- Location: Bangi, Selangor, Malayan Union
- Date: 9 October 1947 6:10 p.m.
- Weapon: Pocket knife
- Deaths: 11
- Injured: 10
- Perpetrator: Mat Taram bin Sa'al
- Charges: Murder
- Verdict: Not criminally responsible

= 1947 Bangi stabbing =

Mass stabbing in Selangor, Malaysia

On 9 October 1947, a mass stabbing took place at Bangi Komuter station in Bangi, Selangor, British Malaya. Eleven people were killed and ten were injured on a FMSR train and outside the station before the perpetrator, 30-year-old Mat Taram bin Sa'al, was arrested in Sabak Bernam following a two-day manhunt. He was found not guilty for the insanity defense, and involuntarily committed to a mental hospital.

== Incident ==
On 9 October, Mat Taram and his family went to Labis by bus, where they boarded the mail train from Singapore to Kuala Lumpur. For most of the journey, Mat Taram remained quiet, but at about 6:10 p.m., when the train had just passed Bangi and was on its way to Kajang, he entered the restaurant car, drew a pocket knife with a four-inch blade and attacked four British Other Ranks of the Malaya Command Signals Regiment, who were having dinner at one of the tables. He killed sergeant Herbert Victor Marston by stabbing him in the heart, fatally stabbed J. Cormack in the abdomen, grievously injured Robert Ralston with a stab in the chest, and also stabbed a Malay named Mohamed Eusoff, as well as an Indian named Malimalai, who died from his chest wound on 12 October.
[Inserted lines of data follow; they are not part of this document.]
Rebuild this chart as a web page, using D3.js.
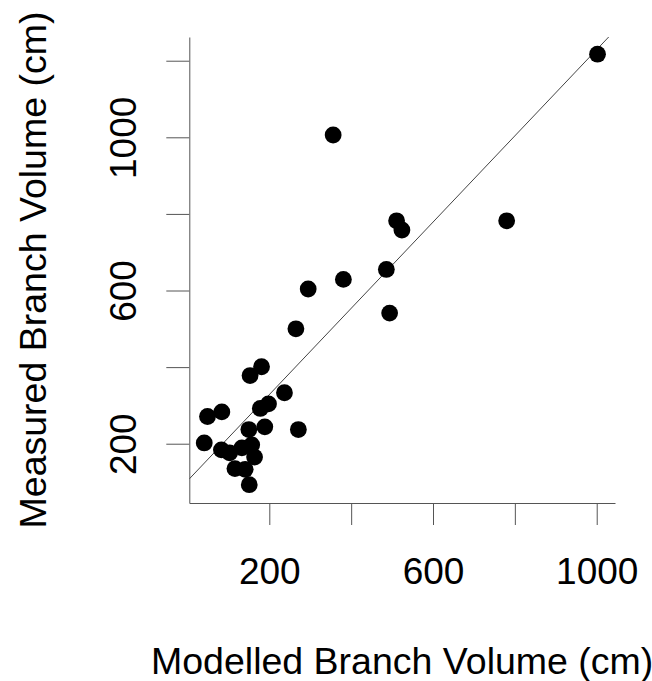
<!DOCTYPE html>
<html>
<head>
<meta charset="utf-8">
<script src="https://cdn.jsdelivr.net/npm/d3@7"></script>
<style>
  body { margin: 0; background: #fff; }
  svg text { font-family: "Liberation Sans", Arial, sans-serif; fill: #000; }
</style>
</head>
<body>
<div id="chart"></div>
<script>
// modelled (x) and measured (y) branch volume
const modelled = [181, 153, 237, 198, 178, 84, 49, 189, 150, 271,
  41, 83, 103, 133, 157, 164, 116, 141, 151, 295,
  381, 486, 494, 265, 356, 511, 524, 780, 1002];
const measured = [401, 378, 333, 304, 292, 283, 271, 244, 237, 237,
  202, 184, 176, 189, 197, 165, 135, 133, 93, 604,
  629, 655, 541, 500, 1006, 782, 758, 782, 1217];

const xTicks = [200, 400, 600, 800, 1000];
const yTicks = [200, 400, 600, 800, 1000, 1200];
const tickLabels = [200, 600, 1000];

// fitted line y = a + b * x
const fitIntercept = 103;
const fitSlope = 1.126;

const width = 652;
const height = 681;
const plot = { left: 189.3, right: 615, top: 37, bottom: 503 };

const svg = d3.select('#chart')
  .append('svg')
  .attr('width', width)
  .attr('height', height);

const x = d3.scaleLinear()
  .domain([4.5, 1044.7])
  .range([plot.left, plot.right]);

const y = d3.scaleLinear()
  .domain([45.2, 1261.9])
  .range([plot.bottom, plot.top]);

const fmt = (d) => (tickLabels.includes(d) ? d : '');

// x axis
const gx = svg.append('g')
  .attr('transform', `translate(0,${plot.bottom})`)
  .call(d3.axisBottom(x).tickValues(xTicks).tickSize(22).tickSizeOuter(0).tickFormat(fmt));
gx.select('.domain').attr('stroke', '#555');
gx.selectAll('.tick line').attr('stroke', '#555');
gx.selectAll('.tick text')
  .attr('y', 81)
  .attr('dy', 0)
  .style('font-size', '37px');

// y axis
const gy = svg.append('g')
  .attr('transform', `translate(${plot.left},0)`)
  .call(d3.axisLeft(y).tickValues(yTicks).tickSize(23).tickSizeOuter(0).tickFormat(fmt));
gy.select('.domain').attr('stroke', '#555');
gy.selectAll('.tick line').attr('stroke', '#555');
gy.selectAll('.tick text')
  .attr('x', 0)
  .attr('dy', 0)
  .attr('transform', 'translate(-53,0) rotate(-90)')
  .style('text-anchor', 'middle')
  .style('font-size', '37px');

// clip for the fitted line
svg.append('clipPath')
  .attr('id', 'plotClip')
  .append('rect')
  .attr('x', plot.left)
  .attr('y', plot.top)
  .attr('width', plot.right - plot.left)
  .attr('height', plot.bottom - plot.top);

const [x0, x1] = x.domain();
svg.append('line')
  .attr('clip-path', 'url(#plotClip)')
  .attr('x1', x(x0))
  .attr('x2', x(x1))
  .attr('y1', y(fitIntercept + fitSlope * x0))
  .attr('y2', y(fitIntercept + fitSlope * x1))
  .attr('stroke', '#444')
  .attr('stroke-width', 1);

// points
svg.selectAll('circle.pt')
  .data(modelled.map((d, i) => ({ x: d, y: measured[i] })))
  .enter()
  .append('circle')
  .attr('class', 'pt')
  .attr('cx', (d) => x(d.x))
  .attr('cy', (d) => y(d.y))
  .attr('r', 8.4)
  .attr('fill', '#000');

// axis titles
svg.append('text')
  .attr('x', (plot.left + plot.right) / 2)
  .attr('y', 674)
  .attr('text-anchor', 'middle')
  .style('font-size', '37.5px')
  .text('Modelled Branch Volume (cm)');

svg.append('text')
  .attr('transform', `translate(46,${(plot.top + plot.bottom) / 2}) rotate(-90)`)
  .attr('text-anchor', 'middle')
  .style('font-size', '37.5px')
  .text('Measured Branch Volume (cm)');
</script>
</body>
</html>
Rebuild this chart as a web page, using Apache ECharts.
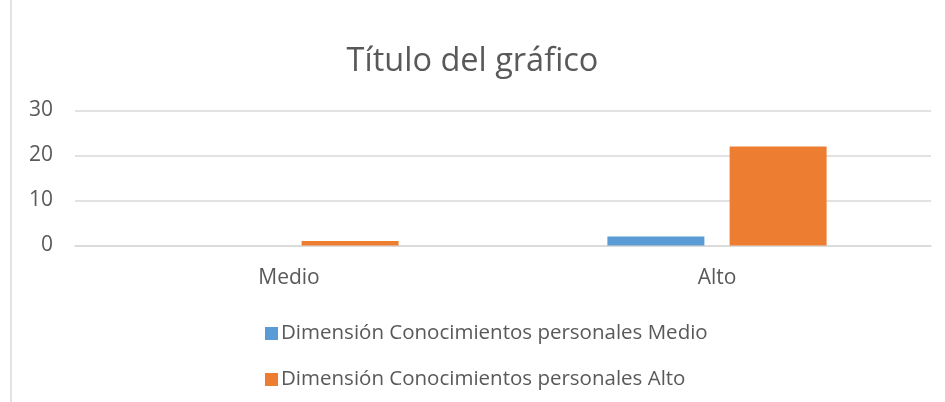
<!DOCTYPE html>
<html>
<head>
<meta charset="utf-8">
<script src="https://cdn.jsdelivr.net/npm/echarts@6/dist/echarts.min.js"></script>
<style>
  html, body { margin: 0; padding: 0; background: #fff; }
  #chart { width: 945px; height: 402px; }
</style>
</head>
<body>
<div id="chart"></div>
<script>
// datos del gráfico
var categorias = ['Medio', 'Alto'];
var serieMedio = [0, 2];
var serieAlto = [1, 22];
var nombres = ['Dimensión Conocimientos personales Medio', 'Dimensión Conocimientos personales Alto'];

var chart = echarts.init(document.getElementById('chart'));
var fuente = 'Open Sans';
var gris = '#595959';

var option = {
  animation: false,
  backgroundColor: '#fff',
  textStyle: { fontFamily: fuente },
  title: {
    text: 'Título del gráfico',
    left: 'center',
    top: 40,
    textStyle: { fontFamily: fuente, fontSize: 32.5, fontWeight: 'normal', color: gris }
  },
  graphic: [{
    type: 'line',
    shape: { x1: 11, y1: 0, x2: 11, y2: 402 },
    style: { stroke: '#d9d9d9', lineWidth: 1.5 }
  }],
  legend: {
    orient: 'vertical',
    left: 260,
    top: 318,
    itemGap: 25,
    itemWidth: 13,
    itemHeight: 13,
    icon: 'rect',
    textStyle: { fontFamily: fuente, fontSize: 20.5, color: gris, padding: [0, 0, 0, -2] },
    data: nombres
  },
  grid: { left: 75, right: 14, top: 110.5, height: 135, containLabel: false },
  xAxis: {
    type: 'category',
    data: categorias,
    axisLine: { show: true, lineStyle: { color: '#d9d9d9', width: 1.5 } },
    axisTick: { show: false },
    axisLabel: { fontFamily: fuente, fontSize: 21, color: gris, margin: 22 }
  },
  yAxis: {
    type: 'value',
    min: 0,
    max: 30,
    interval: 10,
    axisLine: { show: false },
    axisTick: { show: false },
    splitLine: { lineStyle: { color: '#d9d9d9', width: 1.5 } },
    axisLabel: { fontFamily: fuente, fontSize: 21, color: gris, margin: 22 }
  },
  series: [
    {
      name: nombres[0],
      type: 'bar',
      data: serieMedio,
      barWidth: 97,
      barGap: '26%',
      itemStyle: { color: '#5b9bd5' }
    },
    {
      name: nombres[1],
      type: 'bar',
      data: serieAlto,
      barWidth: 97,
      barGap: '26%',
      itemStyle: { color: '#ed7d31' }
    }
  ]
};

chart.setOption(option);
</script>
</body>
</html>
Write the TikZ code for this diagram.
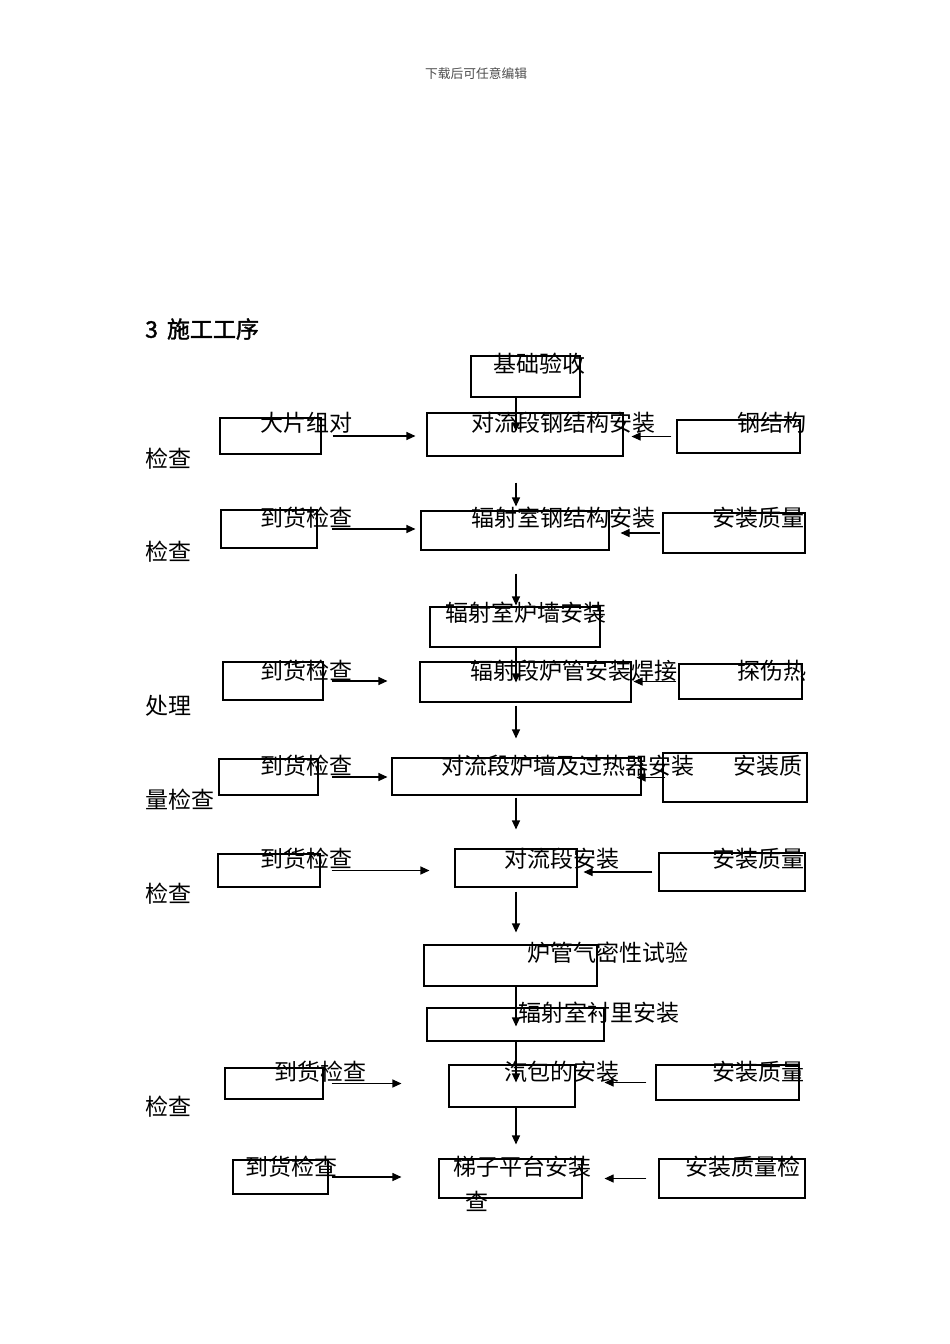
\documentclass[tikz,border=0pt]{standalone}
\usepackage{fontspec}
\setmainfont{Noto Sans CJK SC}
\newfontfamily\titlefont[FakeBold=1.5]{Noto Sans CJK SC}
\usetikzlibrary{arrows.meta,calc,fit}

\begin{document}
\begin{tikzpicture}[x=1pt,y=-1pt,
    box/.style={draw, line width=1.1pt, inner sep=0pt},
    txt/.style={anchor=west, inner sep=0pt, font=\fontsize{23}{26}\selectfont},
    arr/.style={-{Triangle[length=9pt,width=8pt]}, line width=1.1pt}]
    \useasboundingbox (0,0) rectangle (950,1344);

    \node[anchor=west, inner sep=0pt, text=black!70, font=\fontsize{12.75}{14}\selectfont] (head) at (425,74) {下载后可任意编辑};
    \node[anchor=west, inner sep=0pt, font=\titlefont\fontsize{23}{26}\selectfont] (title) at (145,329) {3\hspace{9pt}施工工序};
    \coordinate (axis) at (516,0);

    \node[box, fit={(471,356) (580,397)}] (b0) {};
    \node[box, fit={(220,418) (321,454)}] (l1) {};
    \node[box, fit={(427,413) (623,456)}] (c1) {};
    \node[box, fit={(677,420) (800,453)}] (r1) {};
    \node[box, fit={(221,510) (317,548)}] (l2) {};
    \node[box, fit={(421,511) (609,550)}] (c2) {};
    \node[box, fit={(663,513) (805,553)}] (r2) {};
    \node[box, fit={(430,607) (600,647)}] (c3) {};
    \node[box, fit={(223,662) (323,700)}] (l4) {};
    \node[box, fit={(420,662) (631,702)}] (c4) {};
    \node[box, fit={(679,664) (802,699)}] (r4) {};
    \node[box, fit={(219,759) (318,795)}] (l5) {};
    \node[box, fit={(392,758) (641,795)}] (c5) {};
    \node[box, fit={(663,753) (807,802)}] (r5) {};
    \node[box, fit={(218,854) (320,887)}] (l6) {};
    \node[box, fit={(455,849) (577,887)}] (c6) {};
    \node[box, fit={(659,853) (805,891)}] (r6) {};
    \node[box, fit={(424,945) (597,986)}] (c7) {};
    \node[box, fit={(427,1008) (604,1041)}] (c8) {};
    \node[box, fit={(225,1068) (323,1099)}] (l9) {};
    \node[box, fit={(449,1065) (575,1107)}] (c9) {};
    \node[box, fit={(656,1065) (799,1100)}] (r9) {};
    \node[box, fit={(233,1160) (328,1194)}] (l10) {};
    \node[box, fit={(439,1159) (582,1198)}] (c10) {};
    \node[box, fit={(659,1159) (805,1198)}] (r10) {};

    \node[txt] (t0) at (493,364) {基础验收};
    \node[txt] (t1l) at (260,423) {大片组对};
    \node[txt] (t1c) at (471,423) {对流段钢结构安装};
    \node[txt] (t1r) at (737,423) {钢结构};
    \node[txt] (k1) at (145,459) {检查};
    \node[txt] (t2l) at (260,518) {到货检查};
    \node[txt] (t2c) at (471,518) {辐射室钢结构安装};
    \node[txt] (t2r) at (712,518) {安装质量};
    \node[txt] (k2) at (145,552) {检查};
    \node[txt] (t3) at (445,613) {辐射室炉墙安装};
    \node[txt] (t4l) at (260,671) {到货检查};
    \node[txt] (t4c) at (470,671) {辐射段炉管安装焊接};
    \node[txt] (t4r) at (737,671) {探伤热};
    \node[txt] (k4) at (145,706) {处理};
    \node[txt] (t5l) at (260,766) {到货检查};
    \node[txt] (t5c) at (441,766) {对流段炉墙及过热器安装};
    \node[txt] (t5r) at (733,766) {安装质};
    \node[txt] (k5) at (145,800) {量检查};
    \node[txt] (t6l) at (260,859) {到货检查};
    \node[txt] (t6c) at (504,859) {对流段安装};
    \node[txt] (t6r) at (712,859) {安装质量};
    \node[txt] (k6) at (145,894) {检查};
    \node[txt] (t7) at (527,953) {炉管气密性试验};
    \node[txt] (t8) at (518,1013) {辐射室衬里安装};
    \node[txt] (t9l) at (274,1072) {到货检查};
    \node[txt] (t9c) at (504,1072) {汽包的安装};
    \node[txt] (t9r) at (712,1072) {安装质量};
    \node[txt] (k9) at (145,1107) {检查};
    \node[txt] (t10l) at (245,1167) {到货检查};
    \node[txt] (t10c) at (453,1167) {梯子平台安装};
    \node[txt] (t10d) at (465,1201) {查};
    \node[txt] (t10r) at (685,1167) {安装质量检};

    \draw[arr] (axis |- b0.south) -- ($(axis |- c1.north)+(0,19)$);
    \draw[arr] ($(axis |- c1.south)+(0,26)$) -- ($(axis |- c2.north)+(0,-4)$);
    \draw[arr] ($(axis |- c2.south)+(0,23)$) -- ($(axis |- c3.north)+(0,-1)$);
    \draw[arr] (axis |- c3.south) -- ($(axis |- c4.north)+(0,21)$);
    \draw[arr] ($(axis |- c4.south)+(0,3)$) -- ($(axis |- c5.north)+(0,-19)$);
    \draw[arr] ($(axis |- c5.south)+(0,2)$) -- ($(axis |- c6.north)+(0,-19)$);
    \draw[arr] ($(axis |- c6.south)+(0,4)$) -- ($(axis |- c7.north)+(0,-12)$);
    \draw[arr] (axis |- c7.south) -- ($(axis |- c8.north)+(0,19)$);
    \draw[arr] (axis |- c8.south) -- ($(axis |- c9.north)+(0,18)$);
    \draw[arr] (axis |- c9.south) -- ($(axis |- c10.north)+(0,-14)$);

    \draw[arr] ($(l1.east)+(11,0)$) -- ($(c1.west |- l1.east)+(-11,0)$);
    \draw[arr] ($(l2.east)+(14,0)$) -- ($(c2.west |- l2.east)+(-5,0)$);
    \draw[arr] ($(l4.east)+(8,0)$) -- ($(c4.west |- l4.east)+(-32,0)$);
    \draw[arr] ($(l5.east)+(13,0)$) -- ($(c5.west |- l5.east)+(-4,0)$);
    \draw[arr] ($(l6.east)+(11,0)$) -- ($(c6.west |- l6.east)+(-25,0)$);
    \draw[arr] ($(l9.east)+(8,0)$) -- ($(c9.west |- l9.east)+(-47,0)$);
    \draw[arr] ($(l10.east)+(3,0)$) -- ($(c10.west |- l10.east)+(-37,0)$);

    \draw[arr] ($(r1.west)+(-5,0)$) -- ($(c1.east |- r1.west)+(8,0)$);
    \draw[arr] ($(r2.west)+(-2,0)$) -- ($(c2.east |- r2.west)+(11,0)$);
    \draw[arr] ($(r4.west)+(-2,0)$) -- ($(c4.east |- r4.west)+(2,0)$);
    \draw[arr] ($(r5.west)+(3,0)$) -- ($(c5.east |- r5.west)+(-5,0)$);
    \draw[arr] ($(r6.west)+(-6,0)$) -- ($(c6.east |- r6.west)+(6,0)$);
    \draw[arr] ($(r9.west)+(-9,0)$) -- ($(c9.east |- r9.west)+(29,0)$);
    \draw[arr] ($(r10.west)+(-12,0)$) -- ($(c10.east |- r10.west)+(22,0)$);
\end{tikzpicture}
\end{document}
When the train was brought to an emergency halt, Mat Taram jumped off and disappeared into the jungle. Under a bridge near the railway tracks he stabbed a Chinese vagrant to death, and three miles further on entered a kongsi hut near Sungai Tangkas where he killed Cheow Hin, as well as two elderly women, and three children, and wounded nine other people, among them four children, before fleeing. Police arrived at the hut about one hour later, whereupon the wounded were brought to hospital. One of them, a woman, died from her wounds soon thereafter.

=== Manhunt ===
While hundreds of police officers were searching for him in the jungle around Bangi, Mat Taram went on a 90-mile march to his home in Parit Six, where he arrived 36 hours later. Upon being asked why he had returned, since it was thought that he was on his way to Sumatra, he told that he had no money for the trip and was on his way back home, but he had lost his wife and children when he was pushed out of the train after a fight that was incited by a Chinese boy who had spilt tea on him. Mat Taram was then brought to Sabak Bernam Police Station where he related his story, telling that he couldn't remember anything that happened after he was pushed off the train. One of the policemen, who had read the story about the mass murder in a newspaper, suspected that he could be the sought culprit, and so Mat Taram was arrested. Mat Taram was detained in Teluk Anson, where he was identified by his wife.

==Victims==

| *Cheow Hin, 40 *Chong Yit San, 7 *J. Cormack | *Liew Kew, 2 *Liew Ng Tai, 5 *Malimalai | *Herbert Victor Marston *Three elderly women *Chinese vagrant |

Those wounded were: Robert Ralston, Mohamed Eusoff, Liew Ngan, 8, Liew Fah, 14, Liew See Tai, 13, Chong Kew, 13, Ng Lan, 50, Chong Shuen, Wong Yee and Chin Sam.

== Perpetrator ==
Mat Taram bin Sa'al, also known as Utoh, was a Banjarese padi planter from Tunggal Island near Sumatra. He owned a farm in Parit Six, Bagan Terap, near Teluk Anson, but when he wanted to return to his birthplace, he sold his house and land for 200 Straits dollar, and together with his wife and three children took the train to Singapore, to inquire the price for the journey. Upon finding that he could not afford the fee for the ferry, he became depressed, and, according to his wife, stayed awake for two days, but eventually he decided to return to Parit Six.

== Legal proceedings ==
Mat Taram was charged with the murder of Herbert Marston on 13 October. The case was then transferred to the court in Kajang, where hearings began on October 14. On 29 October, Mat Taram was sent to the mental hospital in Tanjong Rambutan to be observed there for a month. On 4 May 1948, he was found to have been of unsound mind while committing the murders and was sentenced to be confined at the mental hospital in Tanjong Rambutan at the pleasure of the Ruler-in-Council.